#### Data segment:

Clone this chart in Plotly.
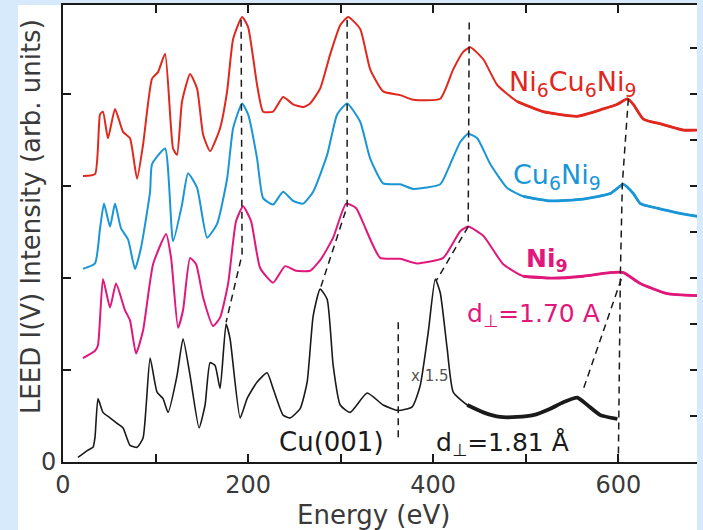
import plotly.graph_objects as go

# ---- LEED I(V) spectra (energy in eV, intensity in arbitrary units, curves offset) ----
energy_cu = [16.2, 27.0, 32.4, 34.6, 37.8, 43.2, 50.8, 58.4, 64.9, 72.4, 80.0, 86.5,
             94.1, 101.6, 108.1, 113.5, 123.2, 129.7, 137.3, 147.0, 153.5, 158.9, 164.3,
             169.7, 176.2, 180.5, 191.4, 198.9, 209.7, 220.5, 227.0, 237.8, 245.4, 256.2,
             263.8, 270.3, 277.8, 285.4, 291.9, 299.5, 310.3, 328.6, 345.9, 362.2, 377.3,
             385.9, 394.6, 402.2, 407.6, 415.1, 421.6, 436.8, 454.1, 472.4, 490.8, 508.1,
             526.5, 540.5, 555.7, 566.5, 580.5, 598.9]
intensity_cu = [0.05, 0.13, 0.16, 0.27, 0.69, 0.54, 0.48, 0.42, 0.37, 0.18, 0.16, 0.26,
                1.13, 0.76, 0.69, 0.54, 0.94, 1.34, 0.94, 0.37, 0.62, 1.08, 1.05,
                0.80, 1.50, 1.34, 0.48, 0.69, 0.87, 0.97, 0.80, 0.51, 0.48, 0.58,
                0.87, 1.59, 1.88, 1.77, 1.05, 0.62, 0.54, 0.75, 0.62, 0.56, 0.60,
                0.83, 1.41, 1.99, 1.84, 1.23, 0.76, 0.62, 0.54, 0.49, 0.49, 0.51,
                0.58, 0.65, 0.70, 0.62, 0.51, 0.47]

energy_ni9 = [21.6, 34.6, 37.8, 43.2, 50.8, 57.3, 67.0, 72.4, 78.9, 86.5, 97.3, 111.4,
              116.8, 124.3, 129.7, 137.3, 143.8, 151.4, 162.2, 169.7, 178.4, 187.0, 194.6,
              203.2, 213.0, 227.0, 240.0, 251.9, 267.0, 278.9, 291.9, 305.9, 316.8, 324.3,
              342.7, 364.3, 382.7, 410.8, 429.2, 437.8, 454.1, 475.7, 497.3, 526.5, 562.2,
              591.4, 605.4, 623.8, 653.0, 685.4]
intensity_ni9 = [1.13, 1.21, 1.27, 1.99, 1.68, 1.94, 1.65, 1.54, 1.18, 1.43, 2.15, 2.48,
                 2.22, 1.46, 1.65, 2.22, 2.15, 1.79, 1.48, 1.57, 1.94, 2.62, 2.78,
                 2.62, 2.11, 1.95, 2.13, 2.08, 2.08, 2.21, 2.44, 2.81, 2.76, 2.60,
                 2.22, 2.21, 2.16, 2.22, 2.51, 2.56, 2.46, 2.15, 2.02, 2.00, 2.02,
                 2.06, 2.06, 1.94, 1.83, 1.81]

energy_cu6ni9 = [21.6, 34.6, 40.0, 44.3, 50.8, 56.2, 62.7, 70.3, 77.8, 84.3, 94.1, 96.2,
                 110.3, 118.9, 128.6, 135.1, 144.9, 155.7, 166.5, 177.3, 183.8, 193.5,
                 200.0, 209.7, 216.2, 227.0, 237.8, 248.6, 259.5, 270.3, 285.4, 296.2,
                 307.0, 321.1, 331.9, 345.9, 364.3, 378.4, 407.6, 418.4, 429.2, 437.8,
                 447.6, 461.6, 480.0, 497.3, 526.5, 562.2, 591.4, 605.4, 616.2, 623.8,
                 642.2, 663.8, 686.5]
intensity_cu6ni9 = [2.10, 2.16, 2.54, 2.81, 2.56, 2.81, 2.54, 2.42, 2.10, 2.33, 2.94, 3.24,
                    3.41, 2.40, 2.80, 3.14, 2.98, 2.44, 2.59, 3.08, 3.63, 3.90,
                    3.78, 3.30, 2.87, 2.80, 2.94, 2.84, 2.81, 2.94, 3.34, 3.78,
                    3.90, 3.70, 3.30, 3.03, 3.02, 2.97, 3.02, 3.24, 3.48, 3.57,
                    3.52, 3.24, 2.98, 2.89, 2.84, 2.86, 2.92, 3.02, 2.92, 2.81,
                    2.76, 2.71, 2.67]

energy_ni6cu6ni9 = [21.6, 34.6, 40.0, 43.2, 48.6, 56.2, 64.9, 72.4, 80.0, 86.5, 96.2, 102.7,
                    110.3, 118.9, 123.2, 128.6, 137.3, 144.9, 151.4, 158.9, 169.7, 177.3,
                    183.8, 193.5, 200.0, 209.7, 216.2, 227.0, 237.8, 248.6, 259.5, 267.0,
                    277.8, 288.6, 299.5, 308.1, 321.1, 331.9, 345.9, 364.3, 378.4, 407.6,
                    421.6, 432.4, 440.0, 454.1, 469.2, 490.8, 518.9, 555.7, 583.8, 598.9,
                    609.7, 616.2, 627.0, 648.6, 670.3, 686.5]
intensity_ni6cu6ni9 = [3.11, 3.13, 3.78, 3.81, 3.52, 3.84, 3.59, 3.52, 3.08, 3.45, 4.17, 4.24,
                       4.44, 3.41, 3.34, 3.92, 4.22, 4.06, 3.56, 3.38, 3.63, 4.03,
                       4.60, 4.84, 4.73, 4.10, 3.81, 3.81, 3.97, 3.89, 3.86, 3.90,
                       4.06, 4.43, 4.75, 4.84, 4.71, 4.27, 4.03, 3.99, 3.94, 3.95,
                       4.27, 4.46, 4.51, 4.38, 4.10, 3.92, 3.81, 3.76, 3.84, 3.89,
                       3.95, 3.89, 3.73, 3.67, 3.61, 3.61]

# ---- dashed guides joining corresponding peaks ----
guide_a_e = [192.4, 193.5, 176.2]
guide_a_i = [4.81, 2.26, 1.52]
guide_b_e = [307.0, 307.0, 277.8]
guide_b_i = [4.81, 2.78, 1.88]
guide_c_e = [438.9, 437.8, 403.2]
guide_c_i = [4.78, 2.56, 1.97]
guide_d_e = [610.8, 604.3, 602.2, 600.0]
guide_d_i = [3.95, 3.02, 2.03, 0.0]
guide_e_e = [603.2, 561.1]
guide_e_i = [1.99, 0.76]
guide_f_e = [362.2, 362.2]
guide_f_i = [1.52, 0.22]

# ---- axis ticks ----
x_tickvals = [0, 100, 200, 300, 400, 500, 600]
x_ticktext = ["0", "", "200", "", "400", "", "600"]
y_tickvals = [0, 1, 2, 3, 4]
y_ticktext = ["0", "", "", "", ""]

RED = "#e0281e"
BLUE = "#1a96d6"
MAGENTA = "#e0187c"
BLACK = "#1a1a1a"
TEXT = "#3a3a3a"
FONT = "DejaVu Sans, Liberation Sans, Arial, sans-serif"

fig = go.Figure()

def curve(x, y, color, width):
    fig.add_trace(go.Scatter(x=x, y=y, mode="lines",
                             line=dict(color=color, width=width, shape="spline", smoothing=0.5),
                             hoverinfo="skip", showlegend=False))

def tail_of(x, y, start):
    idx = [k for k, e in enumerate(x) if e >= start]
    return [x[k] for k in idx], [y[k] for k in idx]

for ex, iy, col in [(energy_ni6cu6ni9, intensity_ni6cu6ni9, RED),
                    (energy_cu6ni9, intensity_cu6ni9, BLUE),
                    (energy_ni9, intensity_ni9, MAGENTA)]:
    curve(ex, iy, col, 2)
    # slightly heavier stroke where the high-energy data are noisier
    tx, ty = tail_of(ex, iy, 490)
    curve(tx, ty, col, 2.8)

curve(energy_cu, intensity_cu, BLACK, 1.6)
tx, ty = tail_of(energy_cu, intensity_cu, 436)
curve(tx, ty, BLACK, 3.8)

for ge, gi in [(guide_a_e, guide_a_i), (guide_b_e, guide_b_i), (guide_c_e, guide_c_i),
               (guide_d_e, guide_d_i), (guide_e_e, guide_e_i), (guide_f_e, guide_f_i)]:
    fig.add_trace(go.Scatter(x=ge, y=gi, mode="lines",
                             line=dict(color=BLACK, width=1.5, dash="7px,5px"),
                             hoverinfo="skip", showlegend=False))

# second y axis carries the finer tick marks on the right edge
fig.add_trace(go.Scatter(x=[None], y=[None], yaxis="y2", showlegend=False, hoverinfo="skip"))

def label(text, x, y, color, size, bold=False):
    if bold:
        text = "<b>" + text + "</b>"
    fig.add_annotation(x=x, y=y, text=text, showarrow=False, xanchor="center", yanchor="middle",
                       font=dict(family=FONT, size=size, color=color))

label("Ni<sub>6</sub>Cu<sub>6</sub>Ni<sub>9</sub>", 551, 4.12, RED, 27)
label("Cu<sub>6</sub>Ni<sub>9</sub>", 534, 3.10, BLUE, 27)
label("Ni<sub>9</sub>", 523, 2.20, MAGENTA, 25, bold=True)
label("d<sub>⊥</sub>=1.70 A", 508, 1.60, MAGENTA, 25)
label("Cu(001)", 290, 0.22, BLACK, 26)
label("d<sub>⊥</sub>=1.81 Å", 475, 0.20, BLACK, 25)
label("x 1.5", 397, 0.94, "#555555", 15)

# axis titles
fig.add_annotation(xref="paper", yref="paper", x=-0.0505, y=0.538, textangle=-90,
                   text="LEED I(V) Intensity (arb. units)", showarrow=False,
                   xanchor="center", yanchor="middle",
                   font=dict(family=FONT, size=26, color=TEXT))
fig.add_annotation(xref="paper", yref="paper", x=0.49, y=-0.115,
                   text="Energy (eV)", showarrow=False, xanchor="center", yanchor="middle",
                   font=dict(family=FONT, size=26, color=TEXT))

axis_common = dict(showgrid=False, zeroline=False, ticks="inside", ticklen=8, tickwidth=1.5,
                   tickcolor=BLACK, tickfont=dict(family=FONT, size=24, color=TEXT))

fig.update_layout(
    width=703, height=530,
    margin=dict(l=63, r=6, t=3, b=68),
    paper_bgcolor="#d6eafb",
    plot_bgcolor="rgba(0,0,0,0)",
    font=dict(family=FONT, color=TEXT),
    xaxis=dict(range=[0, 685], tickvals=x_tickvals, ticktext=x_ticktext,
               showline=True, linecolor=BLACK, linewidth=2, mirror="ticks",
               **axis_common),
    yaxis=dict(range=[0, 4.97], tickvals=y_tickvals, ticktext=y_ticktext,
               showline=True, linecolor=BLACK, linewidth=2,
               **axis_common),
    yaxis2=dict(range=[0, 4.97], overlaying="y", side="right", dtick=0.5, showticklabels=False,
                showline=False, showgrid=False, zeroline=False, ticks="inside", ticklen=7,
                tickwidth=1.5, tickcolor=BLACK),
    shapes=[dict(type="rect", xref="paper", yref="paper", x0=-0.071, x1=1.0, y0=-0.2, y1=1.0,
                 fillcolor="white", line=dict(width=0), layer="below")],
)

fig.write_html("out.html")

#### Your instructions:
Up to and including the line containing "0.58, 0.65, 0.70, 0.62, 0.51, 0.47]", repeat every line from the start of the data, but none of the pictures.

#### Response to this exercise:
Clone this chart in Plotly.
import plotly.graph_objects as go

# ---- LEED I(V) spectra (energy in eV, intensity in arbitrary units, curves offset) ----
energy_cu = [16.2, 27.0, 32.4, 34.6, 37.8, 43.2, 50.8, 58.4, 64.9, 72.4, 80.0, 86.5,
             94.1, 101.6, 108.1, 113.5, 123.2, 129.7, 137.3, 147.0, 153.5, 158.9, 164.3,
             169.7, 176.2, 180.5, 191.4, 198.9, 209.7, 220.5, 227.0, 237.8, 245.4, 256.2,
             263.8, 270.3, 277.8, 285.4, 291.9, 299.5, 310.3, 328.6, 345.9, 362.2, 377.3,
             385.9, 394.6, 402.2, 407.6, 415.1, 421.6, 436.8, 454.1, 472.4, 490.8, 508.1,
             526.5, 540.5, 555.7, 566.5, 580.5, 598.9]
intensity_cu = [0.05, 0.13, 0.16, 0.27, 0.69, 0.54, 0.48, 0.42, 0.37, 0.18, 0.16, 0.26,
                1.13, 0.76, 0.69, 0.54, 0.94, 1.34, 0.94, 0.37, 0.62, 1.08, 1.05,
                0.80, 1.50, 1.34, 0.48, 0.69, 0.87, 0.97, 0.80, 0.51, 0.48, 0.58,
                0.87, 1.59, 1.88, 1.77, 1.05, 0.62, 0.54, 0.75, 0.62, 0.56, 0.60,
                0.83, 1.41, 1.99, 1.84, 1.23, 0.76, 0.62, 0.54, 0.49, 0.49, 0.51,
                0.58, 0.65, 0.70, 0.62, 0.51, 0.47]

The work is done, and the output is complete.